**Exercise task:**
From the listing below, copy only the lines from the line that contains "Write a component" to the line that contains "const bw = ix(0.00055) - ix(0);", counting those two lines as part of the copy.

--- Start ---

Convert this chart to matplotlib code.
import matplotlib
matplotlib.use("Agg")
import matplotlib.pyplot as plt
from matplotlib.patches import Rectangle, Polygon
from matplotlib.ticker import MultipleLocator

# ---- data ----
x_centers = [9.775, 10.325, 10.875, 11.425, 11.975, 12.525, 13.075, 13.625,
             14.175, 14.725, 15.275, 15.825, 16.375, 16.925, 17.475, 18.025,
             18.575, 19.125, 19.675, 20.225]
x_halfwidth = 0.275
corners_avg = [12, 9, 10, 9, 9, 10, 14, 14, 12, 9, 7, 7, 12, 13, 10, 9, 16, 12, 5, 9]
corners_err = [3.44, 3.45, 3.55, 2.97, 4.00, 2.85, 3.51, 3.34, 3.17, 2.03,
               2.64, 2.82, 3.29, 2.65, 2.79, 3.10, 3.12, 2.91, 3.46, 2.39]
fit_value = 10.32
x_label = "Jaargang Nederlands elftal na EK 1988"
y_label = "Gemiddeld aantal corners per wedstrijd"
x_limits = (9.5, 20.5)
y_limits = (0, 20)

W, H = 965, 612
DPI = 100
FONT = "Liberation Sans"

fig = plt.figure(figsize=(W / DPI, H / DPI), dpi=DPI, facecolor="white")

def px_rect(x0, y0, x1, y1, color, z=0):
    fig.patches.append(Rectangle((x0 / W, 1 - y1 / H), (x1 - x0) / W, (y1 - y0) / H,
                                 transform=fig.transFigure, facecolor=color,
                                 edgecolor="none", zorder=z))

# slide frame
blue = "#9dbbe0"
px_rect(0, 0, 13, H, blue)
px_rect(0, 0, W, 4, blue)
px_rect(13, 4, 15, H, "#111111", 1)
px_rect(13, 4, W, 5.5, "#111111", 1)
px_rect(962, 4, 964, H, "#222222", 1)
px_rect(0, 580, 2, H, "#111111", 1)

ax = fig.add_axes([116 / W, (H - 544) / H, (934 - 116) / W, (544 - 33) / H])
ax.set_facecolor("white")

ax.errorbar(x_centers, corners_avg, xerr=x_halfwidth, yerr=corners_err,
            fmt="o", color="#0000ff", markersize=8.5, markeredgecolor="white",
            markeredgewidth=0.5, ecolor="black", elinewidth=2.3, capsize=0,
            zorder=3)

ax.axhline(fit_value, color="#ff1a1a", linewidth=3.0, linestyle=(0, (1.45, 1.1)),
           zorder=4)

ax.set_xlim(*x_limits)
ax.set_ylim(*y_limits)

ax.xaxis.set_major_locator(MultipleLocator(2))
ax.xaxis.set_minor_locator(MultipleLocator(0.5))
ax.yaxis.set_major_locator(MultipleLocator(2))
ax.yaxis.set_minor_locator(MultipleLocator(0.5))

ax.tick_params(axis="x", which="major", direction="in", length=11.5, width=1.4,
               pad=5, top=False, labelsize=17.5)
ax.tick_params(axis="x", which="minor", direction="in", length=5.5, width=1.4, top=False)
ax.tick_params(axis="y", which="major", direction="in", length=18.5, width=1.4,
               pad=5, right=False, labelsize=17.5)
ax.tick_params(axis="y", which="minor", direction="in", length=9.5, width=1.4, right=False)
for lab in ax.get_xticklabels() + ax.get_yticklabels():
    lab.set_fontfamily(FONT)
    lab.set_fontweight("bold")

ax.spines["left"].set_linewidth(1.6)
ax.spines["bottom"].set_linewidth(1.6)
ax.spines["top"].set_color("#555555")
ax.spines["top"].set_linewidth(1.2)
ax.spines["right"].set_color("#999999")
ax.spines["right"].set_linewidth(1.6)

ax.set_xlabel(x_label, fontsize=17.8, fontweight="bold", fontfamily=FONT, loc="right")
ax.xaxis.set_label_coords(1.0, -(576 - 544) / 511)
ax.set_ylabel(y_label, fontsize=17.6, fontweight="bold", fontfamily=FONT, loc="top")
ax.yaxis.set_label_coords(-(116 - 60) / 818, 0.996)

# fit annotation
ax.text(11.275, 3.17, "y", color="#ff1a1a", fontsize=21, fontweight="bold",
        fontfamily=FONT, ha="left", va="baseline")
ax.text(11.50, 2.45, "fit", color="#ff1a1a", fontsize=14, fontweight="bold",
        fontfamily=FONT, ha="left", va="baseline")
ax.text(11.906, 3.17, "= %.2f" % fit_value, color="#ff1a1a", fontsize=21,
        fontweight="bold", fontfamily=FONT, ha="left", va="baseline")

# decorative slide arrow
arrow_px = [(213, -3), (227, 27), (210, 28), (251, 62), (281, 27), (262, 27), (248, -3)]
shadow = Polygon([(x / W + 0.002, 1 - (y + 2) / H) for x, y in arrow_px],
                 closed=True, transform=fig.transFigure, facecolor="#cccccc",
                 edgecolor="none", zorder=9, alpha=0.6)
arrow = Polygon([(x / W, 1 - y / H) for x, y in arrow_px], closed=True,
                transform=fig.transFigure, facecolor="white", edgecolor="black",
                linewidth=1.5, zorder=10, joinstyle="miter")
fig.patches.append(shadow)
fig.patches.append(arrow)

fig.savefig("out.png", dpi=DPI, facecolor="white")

--- End ---
--- Start ---

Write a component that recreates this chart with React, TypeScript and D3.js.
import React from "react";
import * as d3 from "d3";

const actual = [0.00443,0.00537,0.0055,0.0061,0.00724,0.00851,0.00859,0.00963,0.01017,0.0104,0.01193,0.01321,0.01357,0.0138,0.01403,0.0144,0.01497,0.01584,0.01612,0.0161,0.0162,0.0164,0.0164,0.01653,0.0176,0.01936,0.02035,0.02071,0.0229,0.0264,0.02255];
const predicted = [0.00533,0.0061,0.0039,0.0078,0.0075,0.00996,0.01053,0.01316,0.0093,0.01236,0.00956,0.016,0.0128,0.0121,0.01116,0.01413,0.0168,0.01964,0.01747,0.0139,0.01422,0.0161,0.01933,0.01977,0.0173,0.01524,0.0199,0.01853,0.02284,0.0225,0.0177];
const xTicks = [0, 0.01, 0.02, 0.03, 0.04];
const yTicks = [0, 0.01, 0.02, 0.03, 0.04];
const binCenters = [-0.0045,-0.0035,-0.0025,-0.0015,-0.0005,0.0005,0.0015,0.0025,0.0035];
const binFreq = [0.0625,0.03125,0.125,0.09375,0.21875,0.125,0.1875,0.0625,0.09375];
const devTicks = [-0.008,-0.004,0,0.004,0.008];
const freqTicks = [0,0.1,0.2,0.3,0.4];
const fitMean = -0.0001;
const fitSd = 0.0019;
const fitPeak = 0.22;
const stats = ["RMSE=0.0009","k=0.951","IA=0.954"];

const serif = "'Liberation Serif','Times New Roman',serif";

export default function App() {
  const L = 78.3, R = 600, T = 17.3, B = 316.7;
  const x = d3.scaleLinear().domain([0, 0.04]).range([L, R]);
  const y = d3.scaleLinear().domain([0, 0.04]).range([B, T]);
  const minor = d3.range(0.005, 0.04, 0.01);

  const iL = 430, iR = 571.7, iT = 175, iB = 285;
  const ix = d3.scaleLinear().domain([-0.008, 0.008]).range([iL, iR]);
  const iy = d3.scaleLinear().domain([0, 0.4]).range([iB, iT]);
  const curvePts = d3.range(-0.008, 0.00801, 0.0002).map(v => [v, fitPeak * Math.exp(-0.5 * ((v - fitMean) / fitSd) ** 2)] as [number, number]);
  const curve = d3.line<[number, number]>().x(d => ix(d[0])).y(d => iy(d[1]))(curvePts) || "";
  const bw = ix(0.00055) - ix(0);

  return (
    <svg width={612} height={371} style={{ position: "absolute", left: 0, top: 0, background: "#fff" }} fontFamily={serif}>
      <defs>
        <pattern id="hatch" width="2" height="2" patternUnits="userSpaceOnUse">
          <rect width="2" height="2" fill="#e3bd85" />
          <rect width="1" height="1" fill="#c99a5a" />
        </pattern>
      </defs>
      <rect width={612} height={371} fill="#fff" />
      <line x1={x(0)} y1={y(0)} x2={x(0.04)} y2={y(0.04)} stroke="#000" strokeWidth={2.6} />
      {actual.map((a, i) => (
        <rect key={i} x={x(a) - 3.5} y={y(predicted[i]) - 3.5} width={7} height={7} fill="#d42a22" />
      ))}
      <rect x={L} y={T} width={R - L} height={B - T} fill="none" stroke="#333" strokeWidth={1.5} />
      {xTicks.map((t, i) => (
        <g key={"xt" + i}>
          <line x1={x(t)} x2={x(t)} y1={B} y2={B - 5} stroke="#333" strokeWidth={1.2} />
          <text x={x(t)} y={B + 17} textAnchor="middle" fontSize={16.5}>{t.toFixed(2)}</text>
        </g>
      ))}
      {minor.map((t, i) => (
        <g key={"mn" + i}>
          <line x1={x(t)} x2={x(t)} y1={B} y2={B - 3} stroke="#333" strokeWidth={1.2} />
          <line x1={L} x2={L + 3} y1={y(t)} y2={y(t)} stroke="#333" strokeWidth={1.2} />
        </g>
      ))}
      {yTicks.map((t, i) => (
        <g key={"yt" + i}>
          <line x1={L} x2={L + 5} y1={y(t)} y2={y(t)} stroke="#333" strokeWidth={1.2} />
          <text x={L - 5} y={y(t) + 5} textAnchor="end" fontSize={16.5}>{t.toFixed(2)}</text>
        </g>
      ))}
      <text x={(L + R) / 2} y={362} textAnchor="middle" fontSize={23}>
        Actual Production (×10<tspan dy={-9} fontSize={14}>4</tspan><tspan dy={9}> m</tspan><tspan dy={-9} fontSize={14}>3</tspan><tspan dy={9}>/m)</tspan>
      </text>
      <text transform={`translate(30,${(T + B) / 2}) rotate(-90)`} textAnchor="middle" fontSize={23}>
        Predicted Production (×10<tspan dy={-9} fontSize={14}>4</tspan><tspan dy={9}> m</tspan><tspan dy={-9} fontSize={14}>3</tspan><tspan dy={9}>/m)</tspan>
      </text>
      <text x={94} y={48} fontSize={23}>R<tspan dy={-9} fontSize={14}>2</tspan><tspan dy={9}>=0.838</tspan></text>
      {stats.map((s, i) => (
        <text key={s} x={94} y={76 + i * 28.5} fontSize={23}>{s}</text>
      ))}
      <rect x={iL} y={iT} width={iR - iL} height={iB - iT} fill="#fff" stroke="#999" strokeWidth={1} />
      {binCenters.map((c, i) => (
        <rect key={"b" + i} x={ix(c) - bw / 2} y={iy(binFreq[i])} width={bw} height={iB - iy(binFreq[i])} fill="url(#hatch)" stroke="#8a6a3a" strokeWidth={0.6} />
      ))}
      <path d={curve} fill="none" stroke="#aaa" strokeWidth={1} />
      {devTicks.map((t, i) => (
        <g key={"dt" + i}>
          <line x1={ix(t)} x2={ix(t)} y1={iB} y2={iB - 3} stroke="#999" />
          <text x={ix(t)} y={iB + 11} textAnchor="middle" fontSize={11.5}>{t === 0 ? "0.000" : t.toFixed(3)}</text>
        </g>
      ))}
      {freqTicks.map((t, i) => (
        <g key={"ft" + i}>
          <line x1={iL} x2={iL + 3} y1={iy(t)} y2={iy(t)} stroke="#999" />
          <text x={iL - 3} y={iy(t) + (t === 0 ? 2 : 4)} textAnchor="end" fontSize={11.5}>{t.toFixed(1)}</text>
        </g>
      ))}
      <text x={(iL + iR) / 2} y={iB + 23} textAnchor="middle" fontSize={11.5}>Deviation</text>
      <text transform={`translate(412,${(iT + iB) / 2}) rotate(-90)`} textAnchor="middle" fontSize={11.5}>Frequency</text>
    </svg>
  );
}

--- End ---

**Solution:**
Write a component that recreates this chart with React, TypeScript and D3.js.
import React from "react";
import * as d3 from "d3";

const actual = [0.00443,0.00537,0.0055,0.0061,0.00724,0.00851,0.00859,0.00963,0.01017,0.0104,0.01193,0.01321,0.01357,0.0138,0.01403,0.0144,0.01497,0.01584,0.01612,0.0161,0.0162,0.0164,0.0164,0.01653,0.0176,0.01936,0.02035,0.02071,0.0229,0.0264,0.02255];
const predicted = [0.00533,0.0061,0.0039,0.0078,0.0075,0.00996,0.01053,0.01316,0.0093,0.01236,0.00956,0.016,0.0128,0.0121,0.01116,0.01413,0.0168,0.01964,0.01747,0.0139,0.01422,0.0161,0.01933,0.01977,0.0173,0.01524,0.0199,0.01853,0.02284,0.0225,0.0177];
const xTicks = [0, 0.01, 0.02, 0.03, 0.04];
const yTicks = [0, 0.01, 0.02, 0.03, 0.04];
const binCenters = [-0.0045,-0.0035,-0.0025,-0.0015,-0.0005,0.0005,0.0015,0.0025,0.0035];
const binFreq = [0.0625,0.03125,0.125,0.09375,0.21875,0.125,0.1875,0.0625,0.09375];
const devTicks = [-0.008,-0.004,0,0.004,0.008];
const freqTicks = [0,0.1,0.2,0.3,0.4];
const fitMean = -0.0001;
const fitSd = 0.0019;
const fitPeak = 0.22;
const stats = ["RMSE=0.0009","k=0.951","IA=0.954"];

const serif = "'Liberation Serif','Times New Roman',serif";

export default function App() {
  const L = 78.3, R = 600, T = 17.3, B = 316.7;
  const x = d3.scaleLinear().domain([0, 0.04]).range([L, R]);
  const y = d3.scaleLinear().domain([0, 0.04]).range([B, T]);
  const minor = d3.range(0.005, 0.04, 0.01);

  const iL = 430, iR = 571.7, iT = 175, iB = 285;
  const ix = d3.scaleLinear().domain([-0.008, 0.008]).range([iL, iR]);
  const iy = d3.scaleLinear().domain([0, 0.4]).range([iB, iT]);
  const curvePts = d3.range(-0.008, 0.00801, 0.0002).map(v => [v, fitPeak * Math.exp(-0.5 * ((v - fitMean) / fitSd) ** 2)] as [number, number]);
  const curve = d3.line<[number, number]>().x(d => ix(d[0])).y(d => iy(d[1]))(curvePts) || "";
  const bw = ix(0.00055) - ix(0);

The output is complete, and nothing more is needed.